8 – They live in a state of perpetual drama. If you are around a high maintenance site for an time at all, you will observe frequent periods chaos and turmoil. Every small inconvenience or mistake becomes a crisis.
The 5 Second solution: Take the time to list the common items that create their drama. Help them to create proactive plans for how each of these failures or issues is going to be dealt with.

9 – They handle money poorly. Regardless of the economy or circumstance, high maintenance sites continue to spend recklessly on inventory and parts. They use overtime like it is free. They don't think of the business cases behind the decisions they make.
The 5 second solution: Instill business case thinking using A3 documents or some other tool and ensure that they think from a life cycle costing perspective.
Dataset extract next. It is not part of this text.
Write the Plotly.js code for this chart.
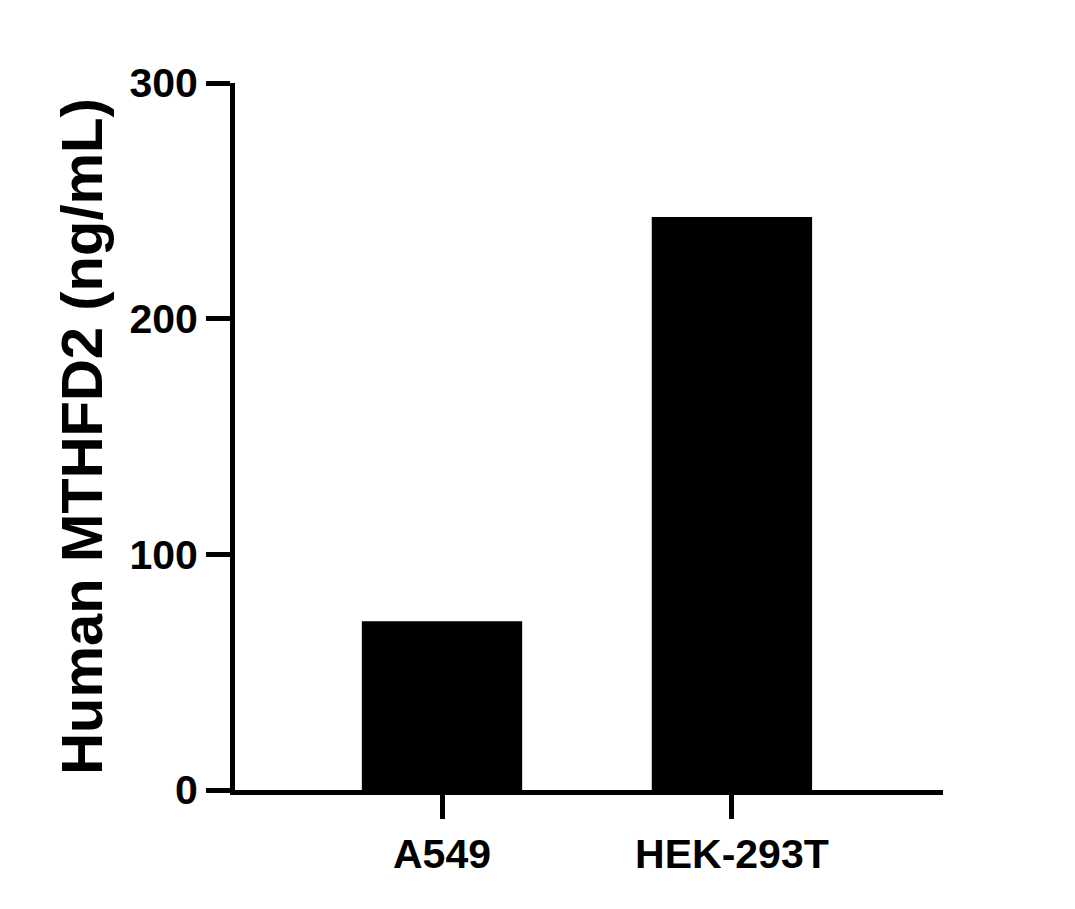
<!DOCTYPE html>
<html>
<head>
<meta charset="utf-8">
<script src="https://cdn.plot.ly/plotly-3.0.1.min.js"></script>
<style>
  html, body { margin: 0; padding: 0; background: #fff; }
  #chart { width: 1075px; height: 909px; }
</style>
</head>
<body>
<div id="chart"></div>
<script>
// cell lines and measured concentration
var cellLines = ['A549', 'HEK-293T'];
var mthfd2 = [71.6, 243.1];
var yTicks = [0, 100, 200, 300];

var fontFam = 'Arial, "Liberation Sans", sans-serif';

var trace = {
  x: cellLines,
  y: mthfd2,
  type: 'bar',
  width: 0.553,
  marker: {color: '#000000', line: {width: 0}},
  hoverinfo: 'x+y'
};

var layout = {
  width: 1075,
  height: 909,
  margin: {l: 235, r: 132, t: 83, b: 119},
  paper_bgcolor: '#ffffff',
  plot_bgcolor: '#ffffff',
  showlegend: false,
  font: {family: fontFam, color: '#000000'},
  xaxis: {
    range: [-0.714, 1.728],
    showline: true,
    linecolor: '#000000',
    linewidth: 5,
    ticks: 'outside',
    ticklen: 24,
    tickwidth: 5,
    tickcolor: '#000000',
    showgrid: false,
    zeroline: false,
    fixedrange: true,
    tickfont: {family: fontFam, size: 41, weight: 'bold', color: '#000000'},
    automargin: false
  },
  yaxis: {
    range: [0, 300],
    tickvals: yTicks,
    ticktext: yTicks.map(String),
    showline: true,
    linecolor: '#000000',
    linewidth: 5,
    ticks: 'outside',
    ticklen: 24,
    tickwidth: 5,
    tickcolor: '#000000',
    showgrid: false,
    zeroline: false,
    fixedrange: true,
    tickfont: {family: fontFam, size: 41, weight: 'bold', color: '#000000'},
    title: {
      text: 'Human MTHFD2 (ng/mL)',
      font: {family: fontFam, size: 58, weight: 'bold', color: '#000000'},
      standoff: 10
    },
    automargin: false
  }
};

Plotly.newPlot('chart', [trace], layout, {displayModeBar: false, staticPlot: true});
</script>
</body>
</html>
10 – They resent authority are often critical of other sites. It is extremely difficult for these individuals to respect corporate authority or to see the bigger picture. They focus only on their site and do not go out of their way to work to benefit the company as a whole.
The 5 second solution: Generally, in a case like this, there is direct intervention required. Remind the site that the business is like the body and one highly effective arm on body that is in a coma is useless.

By now you may be detecting a pattern of traits. Responsibility lies with the organization to create and reinforce a positive culture. Do you have a working environment that allows bad behaviors to take hold and fester? Do you actively feed and reward the positive behaviors? Do you set a good example yourself?